**INPUT MATERIAL:**
--------------------------------------------------

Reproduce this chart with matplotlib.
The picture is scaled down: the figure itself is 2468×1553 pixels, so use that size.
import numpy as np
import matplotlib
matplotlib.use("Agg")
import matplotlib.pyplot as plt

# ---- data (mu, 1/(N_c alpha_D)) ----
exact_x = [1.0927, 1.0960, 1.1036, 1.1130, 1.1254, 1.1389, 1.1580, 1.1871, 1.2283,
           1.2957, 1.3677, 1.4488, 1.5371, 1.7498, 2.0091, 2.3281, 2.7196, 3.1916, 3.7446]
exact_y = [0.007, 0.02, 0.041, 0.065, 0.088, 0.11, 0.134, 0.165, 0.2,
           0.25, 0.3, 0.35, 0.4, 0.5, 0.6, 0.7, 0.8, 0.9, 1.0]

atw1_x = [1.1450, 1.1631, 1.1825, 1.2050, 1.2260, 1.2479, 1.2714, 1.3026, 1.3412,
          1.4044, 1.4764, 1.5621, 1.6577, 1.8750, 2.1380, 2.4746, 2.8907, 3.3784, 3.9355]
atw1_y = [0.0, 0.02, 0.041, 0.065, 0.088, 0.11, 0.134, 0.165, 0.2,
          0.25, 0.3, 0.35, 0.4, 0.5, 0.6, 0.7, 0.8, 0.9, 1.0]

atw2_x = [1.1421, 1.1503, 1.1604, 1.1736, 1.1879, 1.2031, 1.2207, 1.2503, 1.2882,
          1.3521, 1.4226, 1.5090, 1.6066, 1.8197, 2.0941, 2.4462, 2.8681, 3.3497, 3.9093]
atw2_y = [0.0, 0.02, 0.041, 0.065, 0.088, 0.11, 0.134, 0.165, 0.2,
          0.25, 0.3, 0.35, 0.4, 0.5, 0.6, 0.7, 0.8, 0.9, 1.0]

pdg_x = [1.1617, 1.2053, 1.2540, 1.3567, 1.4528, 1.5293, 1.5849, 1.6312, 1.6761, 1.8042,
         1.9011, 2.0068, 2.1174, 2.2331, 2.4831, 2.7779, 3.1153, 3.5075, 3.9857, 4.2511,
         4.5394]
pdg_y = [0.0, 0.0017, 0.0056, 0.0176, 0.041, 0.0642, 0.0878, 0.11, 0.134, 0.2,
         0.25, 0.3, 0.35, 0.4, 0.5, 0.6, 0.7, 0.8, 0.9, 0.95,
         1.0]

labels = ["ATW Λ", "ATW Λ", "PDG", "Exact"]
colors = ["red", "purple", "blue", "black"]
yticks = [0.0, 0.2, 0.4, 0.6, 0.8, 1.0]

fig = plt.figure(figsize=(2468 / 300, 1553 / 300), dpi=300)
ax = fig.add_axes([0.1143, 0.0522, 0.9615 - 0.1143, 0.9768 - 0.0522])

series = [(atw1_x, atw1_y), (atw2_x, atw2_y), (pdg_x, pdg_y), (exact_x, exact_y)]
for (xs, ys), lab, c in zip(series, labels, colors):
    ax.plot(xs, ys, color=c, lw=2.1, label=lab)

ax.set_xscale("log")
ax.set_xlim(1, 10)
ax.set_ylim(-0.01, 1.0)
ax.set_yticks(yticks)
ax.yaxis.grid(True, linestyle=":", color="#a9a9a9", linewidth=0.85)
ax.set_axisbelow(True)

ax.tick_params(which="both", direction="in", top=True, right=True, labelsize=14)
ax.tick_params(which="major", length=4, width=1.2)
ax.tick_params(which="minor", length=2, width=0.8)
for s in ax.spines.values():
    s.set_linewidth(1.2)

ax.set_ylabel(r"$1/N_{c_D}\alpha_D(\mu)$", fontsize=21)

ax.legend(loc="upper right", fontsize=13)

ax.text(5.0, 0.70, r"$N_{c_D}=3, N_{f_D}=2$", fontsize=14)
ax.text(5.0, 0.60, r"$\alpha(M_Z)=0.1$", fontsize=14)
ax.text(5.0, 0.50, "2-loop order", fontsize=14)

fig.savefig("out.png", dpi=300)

--------------------------------------------------

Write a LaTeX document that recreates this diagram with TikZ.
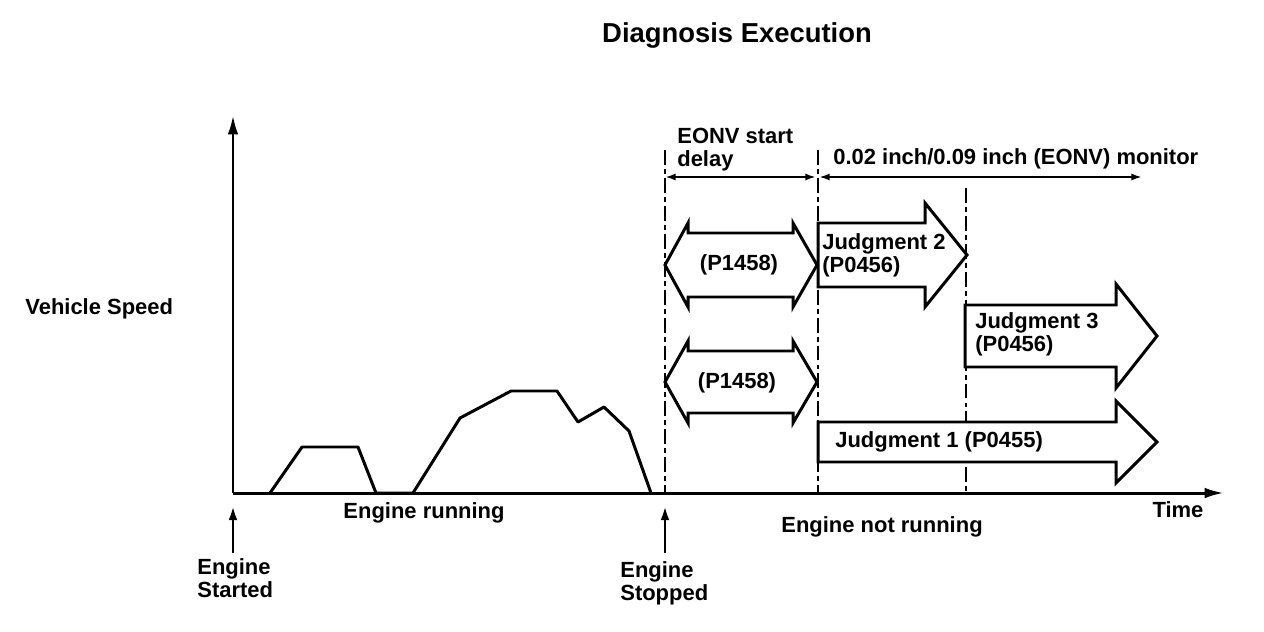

--------------------------------------------------

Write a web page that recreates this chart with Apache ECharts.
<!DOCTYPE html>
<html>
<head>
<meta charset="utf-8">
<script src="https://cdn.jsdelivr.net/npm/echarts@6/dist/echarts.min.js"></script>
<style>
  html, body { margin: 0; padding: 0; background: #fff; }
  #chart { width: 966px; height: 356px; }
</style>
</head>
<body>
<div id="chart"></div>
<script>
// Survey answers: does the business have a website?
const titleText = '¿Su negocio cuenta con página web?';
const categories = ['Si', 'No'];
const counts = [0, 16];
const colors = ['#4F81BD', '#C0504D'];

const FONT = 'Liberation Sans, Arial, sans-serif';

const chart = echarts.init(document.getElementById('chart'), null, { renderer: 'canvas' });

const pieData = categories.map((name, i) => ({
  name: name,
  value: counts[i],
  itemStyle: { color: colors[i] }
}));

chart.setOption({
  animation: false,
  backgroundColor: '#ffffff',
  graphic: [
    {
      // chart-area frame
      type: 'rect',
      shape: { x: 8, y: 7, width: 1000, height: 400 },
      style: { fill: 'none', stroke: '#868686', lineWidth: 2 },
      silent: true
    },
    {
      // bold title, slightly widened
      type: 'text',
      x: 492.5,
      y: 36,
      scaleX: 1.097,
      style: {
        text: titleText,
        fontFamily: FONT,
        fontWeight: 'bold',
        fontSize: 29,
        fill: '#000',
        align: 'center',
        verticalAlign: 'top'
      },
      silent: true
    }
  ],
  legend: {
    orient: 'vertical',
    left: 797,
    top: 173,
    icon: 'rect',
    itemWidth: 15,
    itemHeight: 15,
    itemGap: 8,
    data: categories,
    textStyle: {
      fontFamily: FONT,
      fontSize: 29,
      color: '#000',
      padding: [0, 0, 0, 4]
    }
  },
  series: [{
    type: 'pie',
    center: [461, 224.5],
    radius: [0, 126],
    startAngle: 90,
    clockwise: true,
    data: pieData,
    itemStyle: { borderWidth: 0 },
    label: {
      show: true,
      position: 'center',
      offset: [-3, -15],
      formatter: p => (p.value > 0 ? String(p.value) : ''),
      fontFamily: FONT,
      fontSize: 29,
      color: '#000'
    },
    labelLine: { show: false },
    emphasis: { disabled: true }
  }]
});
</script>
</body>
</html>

--------------------------------------------------

Print exactly the run of lines that starts at the line with "Reproduce this chart with matplotlib." and ends at the line with "ax.set_axisbelow(True)". Leave out every other line.

**RESPONSE TO THE EXERCISE:**
Reproduce this chart with matplotlib.
The picture is scaled down: the figure itself is 2468×1553 pixels, so use that size.
import numpy as np
import matplotlib
matplotlib.use("Agg")
import matplotlib.pyplot as plt

# ---- data (mu, 1/(N_c alpha_D)) ----
exact_x = [1.0927, 1.0960, 1.1036, 1.1130, 1.1254, 1.1389, 1.1580, 1.1871, 1.2283,
           1.2957, 1.3677, 1.4488, 1.5371, 1.7498, 2.0091, 2.3281, 2.7196, 3.1916, 3.7446]
exact_y = [0.007, 0.02, 0.041, 0.065, 0.088, 0.11, 0.134, 0.165, 0.2,
           0.25, 0.3, 0.35, 0.4, 0.5, 0.6, 0.7, 0.8, 0.9, 1.0]

atw1_x = [1.1450, 1.1631, 1.1825, 1.2050, 1.2260, 1.2479, 1.2714, 1.3026, 1.3412,
          1.4044, 1.4764, 1.5621, 1.6577, 1.8750, 2.1380, 2.4746, 2.8907, 3.3784, 3.9355]
atw1_y = [0.0, 0.02, 0.041, 0.065, 0.088, 0.11, 0.134, 0.165, 0.2,
          0.25, 0.3, 0.35, 0.4, 0.5, 0.6, 0.7, 0.8, 0.9, 1.0]

atw2_x = [1.1421, 1.1503, 1.1604, 1.1736, 1.1879, 1.2031, 1.2207, 1.2503, 1.2882,
          1.3521, 1.4226, 1.5090, 1.6066, 1.8197, 2.0941, 2.4462, 2.8681, 3.3497, 3.9093]
atw2_y = [0.0, 0.02, 0.041, 0.065, 0.088, 0.11, 0.134, 0.165, 0.2,
          0.25, 0.3, 0.35, 0.4, 0.5, 0.6, 0.7, 0.8, 0.9, 1.0]

pdg_x = [1.1617, 1.2053, 1.2540, 1.3567, 1.4528, 1.5293, 1.5849, 1.6312, 1.6761, 1.8042,
         1.9011, 2.0068, 2.1174, 2.2331, 2.4831, 2.7779, 3.1153, 3.5075, 3.9857, 4.2511,
         4.5394]
pdg_y = [0.0, 0.0017, 0.0056, 0.0176, 0.041, 0.0642, 0.0878, 0.11, 0.134, 0.2,
         0.25, 0.3, 0.35, 0.4, 0.5, 0.6, 0.7, 0.8, 0.9, 0.95,
         1.0]

labels = ["ATW Λ", "ATW Λ", "PDG", "Exact"]
colors = ["red", "purple", "blue", "black"]
yticks = [0.0, 0.2, 0.4, 0.6, 0.8, 1.0]

fig = plt.figure(figsize=(2468 / 300, 1553 / 300), dpi=300)
ax = fig.add_axes([0.1143, 0.0522, 0.9615 - 0.1143, 0.9768 - 0.0522])

series = [(atw1_x, atw1_y), (atw2_x, atw2_y), (pdg_x, pdg_y), (exact_x, exact_y)]
for (xs, ys), lab, c in zip(series, labels, colors):
    ax.plot(xs, ys, color=c, lw=2.1, label=lab)

ax.set_xscale("log")
ax.set_xlim(1, 10)
ax.set_ylim(-0.01, 1.0)
ax.set_yticks(yticks)
ax.yaxis.grid(True, linestyle=":", color="#a9a9a9", linewidth=0.85)
ax.set_axisbelow(True)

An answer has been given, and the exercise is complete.